New map reveals more watery ice on Pluto

NASA's New Horizons spacecraft’s latest released data has pointed towards more prevalent water ice on the surface of Pluto than thought earlier.

A false colored picture obtained from observations in infrared light by the Ralph/Linear Etalon Imaging Spectral Array (LEISA) instrument has shown the parts where the spectral features of water ice are in abundance on the surface of Pluto.

The image is based on two LEISA scans of the dwarf planet derived on July 14, 2015, from a range of nearly 67,000 miles.
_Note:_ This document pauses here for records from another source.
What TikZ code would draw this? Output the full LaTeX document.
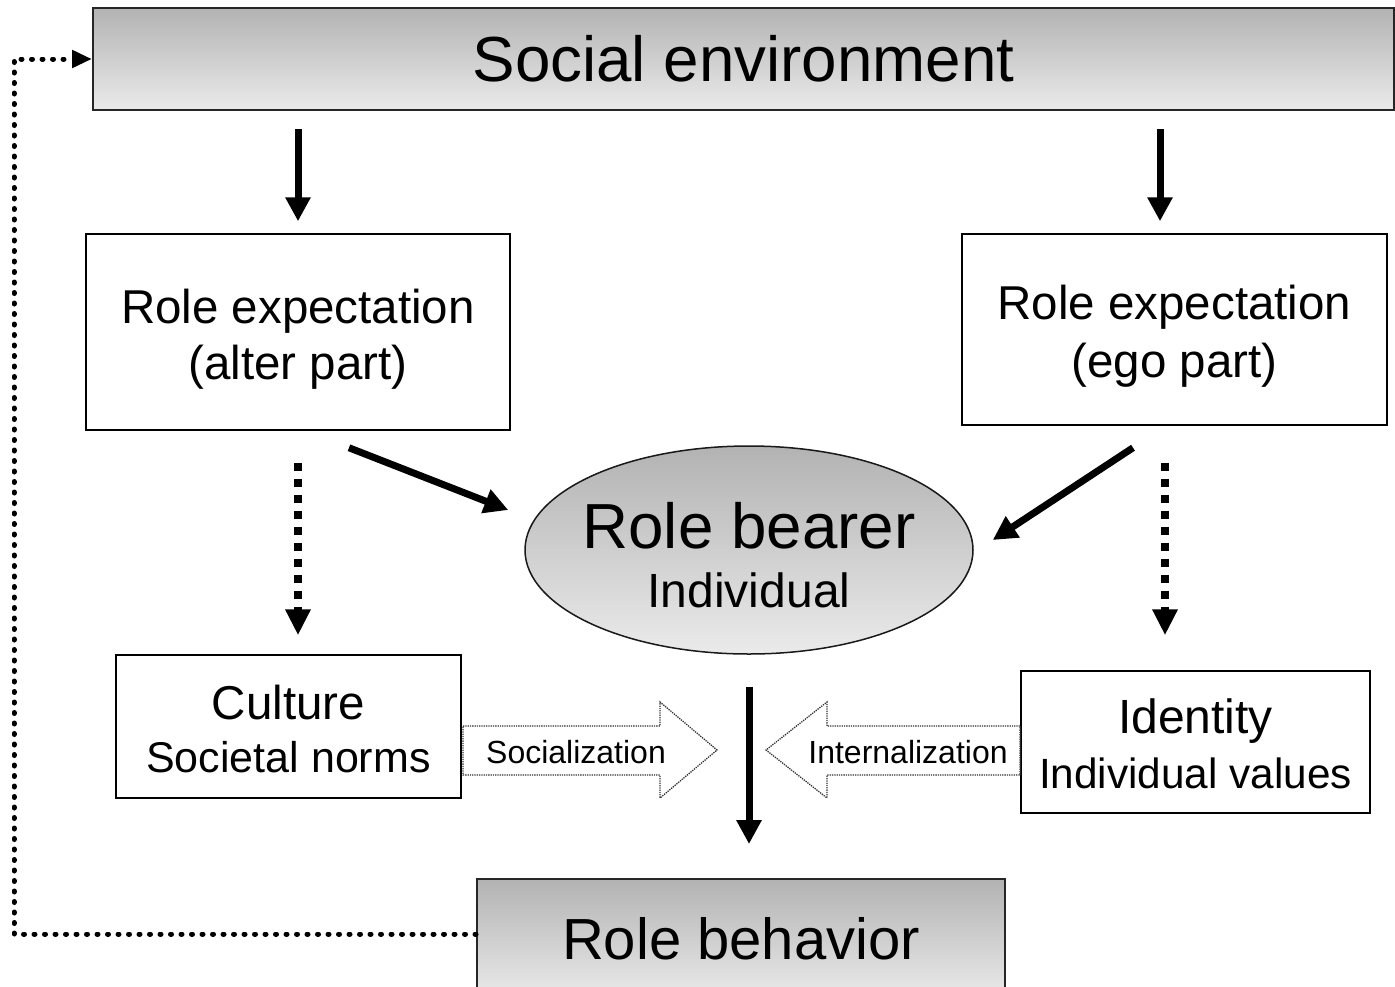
\documentclass[tikz,border=0pt]{standalone}
\usepackage{fontspec}
\setmainfont{Liberation Sans}
\usetikzlibrary{positioning,shapes.geometric,arrows.meta}

\begin{document}
\begin{tikzpicture}[x=1pt,y=-1pt,
  shadebox/.style={draw=black!85,line width=2pt,top color=black!30,bottom color=black!8,inner sep=0pt},
  rolebox/.style={draw=black,line width=1.5pt,fill=white,align=center,inner sep=0pt,text depth=0pt},
  bigarrow/.style={line width=7pt,-{Triangle[length=24pt,width=24pt]}},
  normarrow/.style={line width=8pt,dash pattern=on 8pt off 8pt,-{Triangle[length=26pt,width=24pt]}},
  feedback/.style={line width=5pt,line cap=round,dash pattern=on 1pt off 9.5pt,-{Triangle[length=20pt,width=17pt]}},
  blockarrow/.style={draw=black!80,line width=1.3pt,densely dotted,fill=white}]

\useasboundingbox (0,0) rectangle (1395,986);

\node[draw=black!90,line width=1.5pt,ellipse,top color=black!30,bottom color=black!8,minimum width=448pt,minimum height=208pt,inner xsep=-10pt,inner ysep=0pt,align=center,font=\fontsize{48}{59}\selectfont,text height=114pt,text depth=0pt]
  (bearer) at (749,550) {{\fontsize{63.7}{59}\selectfont Role bearer}\\Individual};

\node[shadebox,minimum width=1301pt,minimum height=102pt,font=\fontsize{63.7}{70}\selectfont]
  (env) [on grid,above=491pt of bearer,xshift=-5.5pt] {Social environment};

\node[rolebox,minimum width=424pt,minimum height=196pt,font=\fontsize{47.5}{56}\selectfont,text height=94pt]
  (alter) [on grid,above left=218pt and 451pt of bearer] {Role expectation\\(alter part)};
\node[rolebox,minimum width=425pt,minimum height=191pt,font=\fontsize{47.5}{58}\selectfont,text height=95pt]
  (ego) [on grid,above right=220.5pt and 425.5pt of bearer] {Role expectation\\(ego part)};

\node[rolebox,minimum width=345pt,minimum height=143pt,font=\fontsize{43}{53}\selectfont,text height=91pt]
  (culture) [on grid,below left=176.5pt and 460.5pt of bearer] {{\fontsize{47.5}{53}\selectfont Culture}\\Societal norms};
\node[rolebox,minimum width=349pt,minimum height=142pt,font=\fontsize{42.3}{55}\selectfont,text height=92pt]
  (identity) [on grid,below right=192pt and 446.5pt of bearer] {{\fontsize{48}{55}\selectfont Identity}\\Individual values};

\node[shadebox,minimum width=528pt,minimum height=120pt,font=\fontsize{58}{64}\selectfont]
  (behavior) [on grid,below=389pt of bearer,xshift=-8pt] {Role behavior};

% socialization / internalization
\draw[blockarrow] (463,726) -- (660,726) -- (660,702) -- (717,750) -- (660,798) -- (660,775) -- (463,775) -- cycle;
\node (soc) at (576,752) [font=\fontsize{32}{36}\selectfont] {Socialization};
\draw[blockarrow] (1020,726) -- (827,726) -- (827,702) -- (766,750) -- (827,798) -- (827,775) -- (1020,775) -- cycle;
\node (intl) at (908,752) [font=\fontsize{32}{36}\selectfont] {Internalization};

\coordinate (egotop) at ([xshift=-14.5pt]ego.north);
\coordinate (egobot) at ([xshift=-9.5pt]ego.south);
\coordinate (fbturn) at (14,59);

\draw[bigarrow,shorten <=18pt,shorten >=12pt] (env.south -| alter.north) -- (alter.north);
\draw[bigarrow,shorten <=18pt,shorten >=12pt] (env.south -| egotop) -- (egotop);

\draw[bigarrow] ([xshift=51pt,yshift=-17pt]alter.south) -- ([xshift=-16pt,yshift=40pt]bearer.west);
\draw[bigarrow] ([xshift=-41.5pt,yshift=-22pt]ego.south) -- ([xshift=19pt,yshift=10pt]bearer.east);

\draw[normarrow,shorten <=32pt,shorten >=19pt] (alter.south) -- (alter.south |- culture.north);
\draw[normarrow,shorten <=37pt,shorten >=35pt] (egobot) -- (egobot |- identity.north);

\draw[bigarrow,shorten <=32pt,shorten >=34pt] (bearer.south) -- (bearer.south |- behavior.north);

\draw[feedback] ([yshift=5pt]behavior.west) -| (fbturn) -- (env.west);

\end{tikzpicture}
\end{document}
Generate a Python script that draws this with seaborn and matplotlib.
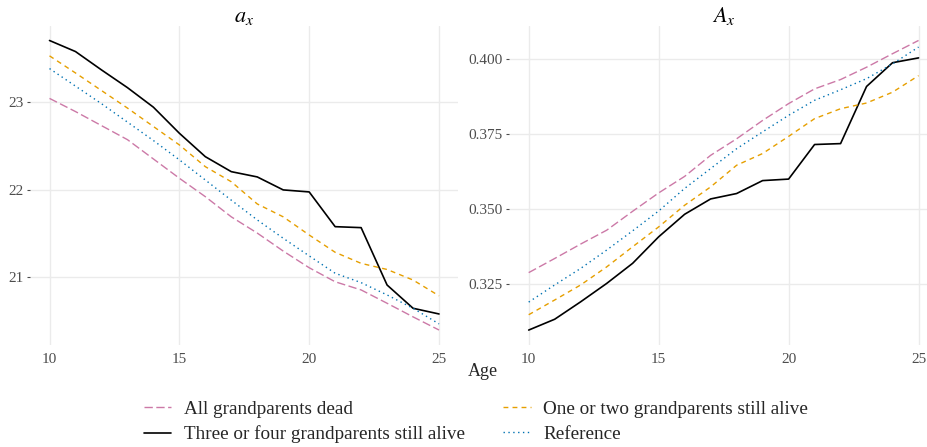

Both the scans have been taken at a difference of nearly 15 minutes, and were stitched into a combined multispectral Pluto ‘data cube’ that covered the full hemisphere evident to New Horizons when it flew past the dwarf planet. This type of data cube is a three-dimensional array wherein a picture of Pluto is created at each LEISA-sensitive wavelength.

Water ice is called the crustal ‘bedrock’ of Pluto on which its more volatile ice draws their seasonally changing patterns. The final map has been achieved after initial New Horizons maps of water ice bedrock on Pluto compared LEISA spectra with a pure water ice template spectrum.

The technique has a drawback that methane ice easily masks water ice's spectral signature so that map was just sensitive to sites that were mainly rich in water ice and/or depleted in methane.

The other method used is quite more sensitive, involving modeling the contributions of various ices of Pluto all together. The second method also has a flaw that it can just map the ices included in the model, however, the team has been continually adding more data, making the model better.

The new map has come up with a significant discovery that shows exposed water ice to be notably more widespread throughout the surface of the dwarf planet than was previously known.